You can use a hash, e.g. obtained by FEX: DataHash or FEX: GetMD5. The latter is faster, but the hashing will not be the bottleneck of the code.

tabuList = {};

hash8 = GetMD5(candidateSolution, 'Binary', 'uint8');

hash = char(typecast(hash8, 'uint16'));

if any(strcmp(hash, tabuList))

% Existing already

else

% New data, process...

tabuList{end+1} = hash;

end

This can be improved by pre-allocating the tabuList or perhaps by a binary search. But usually strcmp is fast, because it stops the comparison at the first not matching character.

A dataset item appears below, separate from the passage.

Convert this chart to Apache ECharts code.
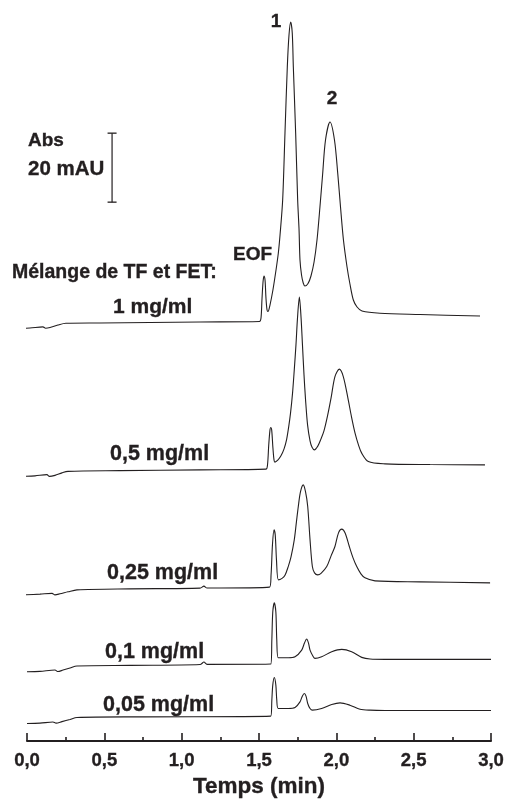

[EDITED] The comparison is slightly faster with using all 16 bits of the CHAR type. Now this takes 37 seconds on my R2016b/64 system for 40'000 candidates with about 10'000 repeated keys. The main time is spent in any(strcmp), such that the drawback of the omitted pre-allocation is less important that the advantage of having a shorter tabuList. With a dedicated C-Mex function this can be accelerated:

tic;

tabuList = cell(1, 4e4); % Pre-allocate

iList = 0;

for k = 1:4e4

c = randi([1, 4], 1, 8);

% hash = GetMD5(c, 'Binary', 'base64');

hash8 = GetMD5(c, 'Binary', 'uint8');

hash = char(typecast(hash8, 'uint16'));

if anyStrcmp8(hash, tabuList))

% Existing already

else

% New data, process...

% Add hash to the list:

iList = iList + 1;

tabuList{iList} = hash;

end

end

disp(iList)

toc

And the Mex function anyStrcmp8.c:

#include "mex.h"

void mexFunction(int nlhs, mxArray *plhs[], int nrhs, const mxArray *prhs[])

{

uint16_T *S, *CS;

size_t iC, nC, nS;

const mxArray *C, *aC;

// Get inputs:

S = (uint16_T *) mxGetData(prhs[0]);

nS = mxGetNumberOfElements(prhs[0]);

C = prhs[1];

nC = mxGetNumberOfElements(C);

// Loop over cell:

for (iC = 0; iC < nC; iC++) {

aC = mxGetCell(C, iC);

if (aC == NULL) { // Undeclared element reached:

plhs[0] = mxCreateLogicalScalar(false);

return;

}

CS = (uint16_T *) mxGetData(aC);

if (memcmp(S, CS, 8 * sizeof(uint16_T)) == 0) {

// Matching element found:

plhs[0] = mxCreateLogicalScalar(true);

return;

}

}

// No element found

plhs[0] = mxCreateLogicalScalar(false);

return;

}

This needs 13.6 sec for 40'000 keys with 25% repetitions.

Answer by Jan
on 16 Sep 2017

It is much faster to store the hash keys in an UINT64 matrix than in a cell string:

tic;

nKey = 4e4;

List = zeros(2, nKey, 'uint64');

iList = 0;

for k = 1:nKey

c = randi([1, 4], 1, 8);

hash = typecast(GetMD5(c, 'Binary', 'uint8'), 'uint64').';

if ~SearchHashKey(hash, List, iList)

% New data, process...

% Append hash to the list:

iList = iList + 1;

List(:, iList) = hash;

end

end

disp(iList);

toc

And the C-Mex function SearchHashKey.c:

#include "mex.h"

void mexFunction(int nlhs, mxArray *plhs[], int nrhs, const mxArray *prhs[])

{

uint64_T *V, *W;

size_t iW, nW;

if (nrhs != 3) {

mexErrMsgTxt("SearchHashKey.mex: 3 inputs required.");

}

if (!mxIsUint64(prhs[0]) || !mxIsUint64(prhs[1])) {

mexErrMsgTxt("SearchHashKey.mex: Inputs must be UINT64.");

}

V = (uint64_T *) mxGetData(prhs[0]);

W = (uint64_T *) mxGetData(prhs[1]);

nW = (size_t) mxGetScalar(prhs[2]);

if (mxGetNumberOfElements(prhs[0]) != 2 ||

mxGetNumberOfElements(prhs[1]) < 2 * nW) {

mexErrMsgTxt("SearchHashKey.mex: Inputs have bad sizes.");

}

for (iW = 0; iW < nW; iW++) {

if (V[0] == W[0] && V[1] == W[1]) {

plhs[0] = mxCreateLogicalScalar(true);

return;

}

W += 2;

}

plhs[0] = mxCreateLogicalScalar(false);

return;

}

This takes 1.3 seconds for 40'000 elements only.